As his last year at West Valley began to wind down, Treseder's father took him on a cruise for spring break. The day he returned, a package was waiting for him and its contents would change the course of his life.
Treseder was one of the many Marine reserves being called back to active duty.
"It's weird because it hits you kind of hard; it hit me kind of hard. You get this feeling in the middle of your chest. It's an awakening realization that your life's going to be put on hold, but I don't think I really felt anything," he says.
When he reports for duty in October, one month after he should have started college, he will be attached to the First Marine Expeditionary Force. And though he never saw combat in his first tour of duty, this time, he says, he will most likely be sent to Iraq.
Still, he is not left wondering why the Marine Corps is doing this to him at a time when he should be preparing for a new, exciting life at one of the state's top universities. In his mind he still feels like he owes them.

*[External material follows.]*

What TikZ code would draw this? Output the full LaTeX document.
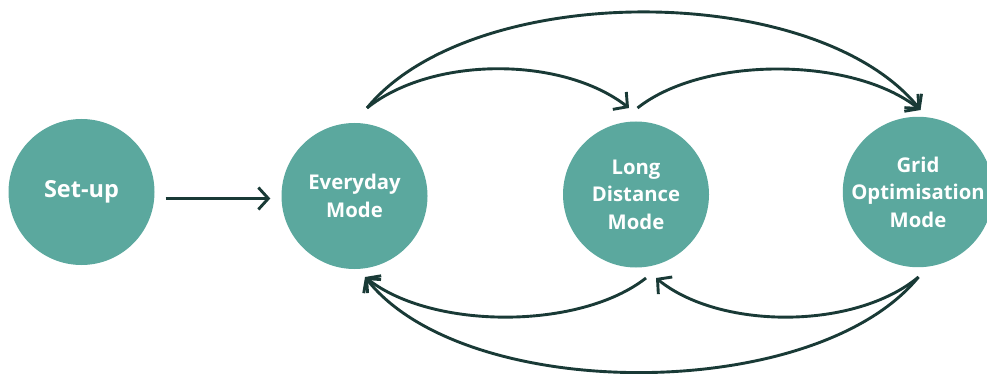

"I'm not going to get upset because there is nothing I can do about it," he says. "That's the way I've lived the last 2 1/2 years as I've seen the war get progressively worse. I knew the chances were pretty good that I would get that letter. But living your life in fear of getting a letter that's telling you you're going to have to go somewhere is the wrong way to live."
Ruth Treseder knew the day would be coming when her grandson would be leaving her, but she says she wishes it were for different reasons.
"I wish he didn't have to go and could carry on with his schooling and his life here. But he's very manly about it and feels he needs to live up to his responsibility," she says. "He's going to do what's right and he knows it's not going to hurt him."
Some people might be bitter about the timing, but Treseder says he wouldn't even be thinking about Berkeley or Stanford had it not been for the Marine Corps.
"Going from where I was in high school to the person I am right now is definitely a combination of upbringing and school, but a lot of it has to do with the Marine Corps--it's a crucible. It literally forges people, and I'm not capable of feeling angry at the Marine Corps for recalling me because it's just time in my life. But it's time in my life that would not have been spent constructively if I had never gone into the Marine Corps," he says.
The Marine Corps has made him who he is and paved the way for who he will become, and Treseder says he will proudly pay it back for all it's done for him.